POP’s adaptation of Mozart’s “The Abduction from the Seraglio” was inspired by what is commonly referred to as “The Original Series” Star Trek from the 1960s. The opera’s main hero, Belmonte, has been transformed into a caricature of William Shatner’s original Captain Kirk, complete with theatrical stances and hair tosses.

While POP’s adaptation may seem overly exaggerated, it draws from the dramatic, and at times campy, nature of the original television series. Students had the opportunity to view portions of the performance in the special preview, which highlighted the adaptation’s light-hearted tone and humor.

“It’s almost like an old sitcom, where you have the laugh track,” artistic director Josh Shaw said.
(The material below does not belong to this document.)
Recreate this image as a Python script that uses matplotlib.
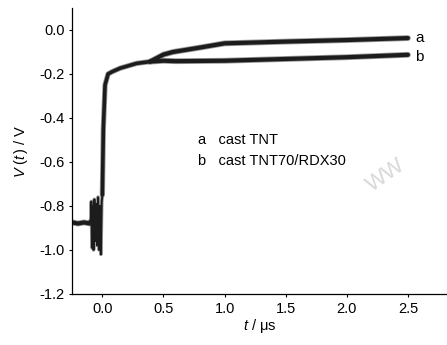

While the storyline and music in “The Abduction from the Seraglio” remain true to the original Mozart work, the setting and characters underwent a complete sci-fi transformation, and the opera is performed in English. Shaw developed the project after connecting with the original opera’s history.

“This show specifically has been in my mind for a while with the title ‘abduction,’ and so I started thinking about aliens,” Shaw said. “I started to do research and learned that the original series was always super strapped for cash, so they would just borrow sets from whatever show was close, and you know I can relate to that.”

This is not the first mash-up that POP has put on. In 2013, they presented a “Scarface” inspired adaptation of “The Marriage of Figaro.” According to Shaw, POP often reinvents traditional shows in unique, non-traditional styles.

POP is a small, local opera company located in Highland Park. Since being founded four years ago, their audiences and productions have grown substantially. While they usually play to a crowd of 80 people, their Star Trek production sold out the 350 seats at the El Portal Theatre.

“The secret to the success has really just been entertaining people,” Shaw said. “So much opera is beautiful and well done, but people don’t leave feeling entertained. It’s like going to a museum some of the time, and we step completely away from that.”

While this was POP’s first event at Occidental, chair of the music department David Kasunic has attended previous POP performances and sent his students to one of its performances as an assignment last year. Kasunic hopes working with POP will expand students’ community engagement.

“What we’re trying to do right now is explore ways that we can deepen this cooperation so that a local, home-grown opera company that’s doing, for me, some of the most exciting opera around, is at home here and our students benefit from it,” Kasunic said.

Both Shaw and Kasunic wish to collaborate further and host future events at Occidental, with the possibility of developing further educational experiences for students.

“I would really like to open up some of the spaces on campus to them, whether it be open spaces like the front of Thorne, or possibly Keck,” Kasunic said. “There could be productions here, and students then could participate in doing behind the scenes work, doing work on the sets, seeing everything that goes into putting together an opera production, and it will be almost a workshop for students who are interested in all aspects of theatrical, musical performance.”